На дежурстве в первую очередь смотришь на травму, потом уже на человека. Так что первым было все-таки "огнестрельный перелом правого плеча" да пометка в карточке передового района почерком Астахова “обезболивание только местное (!) morph. contraindicated (!)[1]”, а уже потом осознание, что лицо раненого, строгое, с тяжелыми веками и чуть опущенными уголками глаз, хорошо знакомо еще с Перекопа и Ишуни. Тогда, в Золотой Балке, обронил еще, не говорите мол, "до свидания", товарищ комиссар, известно, как мы можем на фронте встретиться. А вот, встретились.
За те месяцы, что прошли с ноябрьского отступления по разбитой дороге, Гервер резко переменился.
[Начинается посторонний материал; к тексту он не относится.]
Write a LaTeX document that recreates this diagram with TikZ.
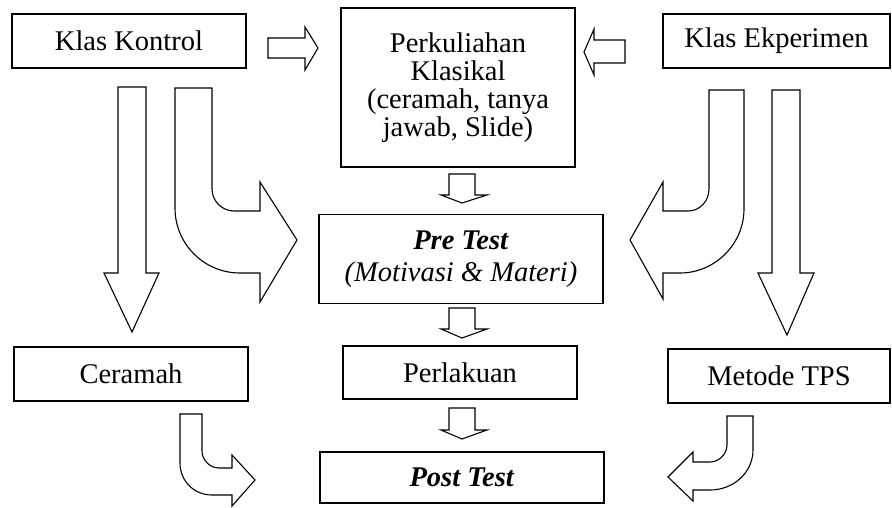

Огнев помнил, что комиссар его моложе лет на пять, он как принято говорить "ровесник века", девятисотого года. А сейчас выглядел он старше, причем на добрый десяток лет. Прежним только голос остался и общий настрой. Ровное, нерушимое спокойствие..
— Очень рад видеть вас, товарищ Огнев. Жаль, что встретились в такой обстановке. Но другой пока не предвидится, — говорит без улыбки, но ясно, что искренне, он действительно рад встрече. Только по зрачкам да по пульсу можно понять, что больно ему. Хотя шину хорошо приладили.
В самом низу карточки, тем же размашистым астаховским почерком: "Хроническая сердечная недостаточность (!)".
А это было уже новостью, очень неприятной, и как для врача — досадной. Ни на Перекопе, ни под Ишунью, словом нигде на фронте Огневу бы в голову не пришло, что комиссар — сердечник. Укрытия от бомб копал вместе со всеми. Лопата в его руках резала грунт как масло. Кувалдой махал, как заведенный. Носилки таскал наравне с дежурной сменой. Человек исключительной физической силы и выносливости. Разве что, когда спешно окапывались у реки за Воронцовкой, закралось подозрение, что Гервер аккуратно пытается скрыть одышку. Но только подозрение. После стало совершенно не до того.
— Морфий только не колите. Я тогда, в девятнадцатом, три месяца на нем выживал. И больше нельзя.
— Вижу, Астахов написал. Ну, что ж, сделаем по Вишневскому. Потом, конечно, потерпеть придется. Надеюсь, этой гимнастеркой вы не очень дорожите?